Non era solo un bollettino di partito: era un pezzo di patria in esilio. Fatto a mano, stampato con mezzi di fortuna, distribuito di notte per le strade dei quartieri popolari dai compagni emigrati. Era pensato per chi resisteva in Italia, per chi era fuggito, per chi non voleva dimenticare. Dentro c’erano le parole di Nenni, Saragat, Balabanoff, Rosselli. Ma anche quelle degli operai italiani a Marsiglia, dei tipografi a Bruxelles, dei contadini dell’Argentina.
Era un Avanti! che guardava avanti. Denunciava il colonialismo, condannava i processi staliniani, raccontava la guerra di Spagna con la voce di chi la combatteva. Teneva in vita la storia del socialismo italiano e già parlava di Europa, di Stati Uniti del continente, come sognava Turati. Un’idea alta, mentre in basso – tra una festa dell’Unità e un francobollo Matteotti da attaccare sulle lettere – si costruiva una comunità.

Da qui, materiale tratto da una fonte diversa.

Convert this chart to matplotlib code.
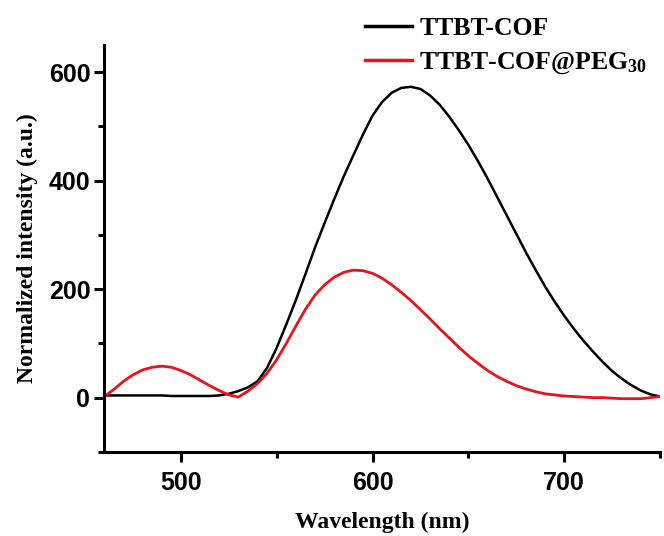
import numpy as np
import matplotlib.pyplot as plt
from matplotlib.ticker import MultipleLocator

plt.rcParams['mathtext.fontset'] = 'custom'
plt.rcParams['mathtext.rm'] = 'Liberation Serif:bold'
plt.rcParams['mathtext.default'] = 'rm'

# wavelength grid (nm), every 5 nm
wavelength = np.arange(460, 751, 5)

# TTBT-COF (black)
cof = [4, 4, 4, 4, 4, 4, 4, 3, 3, 3, 3, 3, 4, 7, 12, 19, 30, 55, 92, 135,
       180, 228, 277, 322, 366, 408, 447, 485, 520, 545, 562, 571, 573, 569,
       557, 540, 518, 493, 466, 436, 404, 370, 336, 302, 268, 236, 205, 177,
       151, 127, 105, 85, 66, 49, 35, 23, 13, 6, 2]

# TTBT-COF@PEG30 (red)
cof_peg = [2, 15, 30, 42, 51, 56, 58, 56, 50, 42, 32, 22, 13, 5, 1, 12, 26,
           45, 70, 100, 132, 163, 189, 208, 222, 231, 235, 234, 229, 220, 208,
           194, 179, 162, 145, 127, 110, 93, 77, 63, 50, 39, 30, 22, 16, 11,
           7, 5, 3, 2, 1, 0, 0, -1, -2, -2, -2, 0, 2]

labels = ['TTBT-COF', 'TTBT-COF@PEG$_{30}$']

fig = plt.figure(figsize=(6.64, 5.36), dpi=100)
ax = fig.add_axes([0.157, 0.157, 0.837, 0.759])

ax.plot(wavelength, cof, color='black', lw=1.8, solid_joinstyle='round',
        label=labels[0])
ax.plot(wavelength, cof_peg, color='#e8141b', lw=2.0, solid_joinstyle='round',
        label=labels[1])

ax.set_xlim(460, 750)
ax.set_ylim(-100, 650)
ax.xaxis.set_major_locator(MultipleLocator(100))
ax.xaxis.set_minor_locator(MultipleLocator(50))
ax.yaxis.set_major_locator(MultipleLocator(200))
ax.yaxis.set_minor_locator(MultipleLocator(100))

for s in ['top', 'right']:
    ax.spines[s].set_visible(False)
for s in ['left', 'bottom']:
    ax.spines[s].set_linewidth(2.2)

ax.tick_params(which='major', direction='out', length=7, width=2.2,
               labelsize=18, pad=3)
ax.tick_params(which='minor', direction='out', length=4.5, width=2.2)
ax.tick_params(axis='x', which='major', pad=7)
for lab in ax.get_xticklabels() + ax.get_yticklabels():
    lab.set_fontfamily('Liberation Sans')
    lab.set_fontweight('bold')

ax.set_xlabel('Wavelength (nm)', fontsize=17, fontweight='bold',
              family='Liberation Serif', labelpad=12)
ax.set_ylabel('Normalized intensity (a.u.)', fontsize=17, fontweight='bold',
              family='Liberation Serif', labelpad=8)

leg = fig.legend(loc='upper right', bbox_to_anchor=(1.0, 1.0), frameon=False,
                 prop={'family': 'Liberation Serif', 'weight': 'bold', 'size': 18.5},
                 handlelength=1.8, handletextpad=0.3, labelspacing=0.42,
                 borderaxespad=0.25)
for line in leg.get_lines():
    line.set_linewidth(2.5)

fig.savefig('out.png', dpi=100)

Quella comunità aveva tutto: i suoi riti, le sue piccole gioie, le sue tragedie. Si facevano sottoscrizioni per i carcerati, si raccontavano le nascite e i funerali, si organizzavano turni per piegare e spedire copie. Gli abbonamenti erano salvavita. I necrologi, forma di memoria resistente. La pubblicità, un modo per tenere in piedi il giornale e sostenere le attività economiche italiane antifasciste all’estero.
Il più commovente tra i tanti meriti dell’Avanti! è forse questo: aver fatto sentire meno soli i compagni in patria. Quando una copia – stampata su carta velina “grande come un fazzoletto” – riusciva a varcare la frontiera e arrivava a Milano o Roma, diventava preziosa come l’oro. “Il giornale è il segno tangibile che esistono uomini che la pensano come noi”, si legge in un comunicato clandestino. Ogni copia passava di mano in mano. Ogni parola accendeva una possibilità.
Se oggi possiamo rileggere quelle pagine, è anche grazie al lavoro di archiviazione digitale che le istituzioni stanno finalmente portando avanti. Ma è soprattutto un invito a interrogarci sul presente: in un tempo dove l’informazione è fluida, manipolabile, algoritmica, esiste ancora uno spazio per una stampa militante, coraggiosa, legata a un ideale?
La risposta è sì. A patto di ricordare che scrivere è resistere. E che un giornale, per quanto povero e stropicciato, può cambiare la storia se ha il coraggio di dire la verità.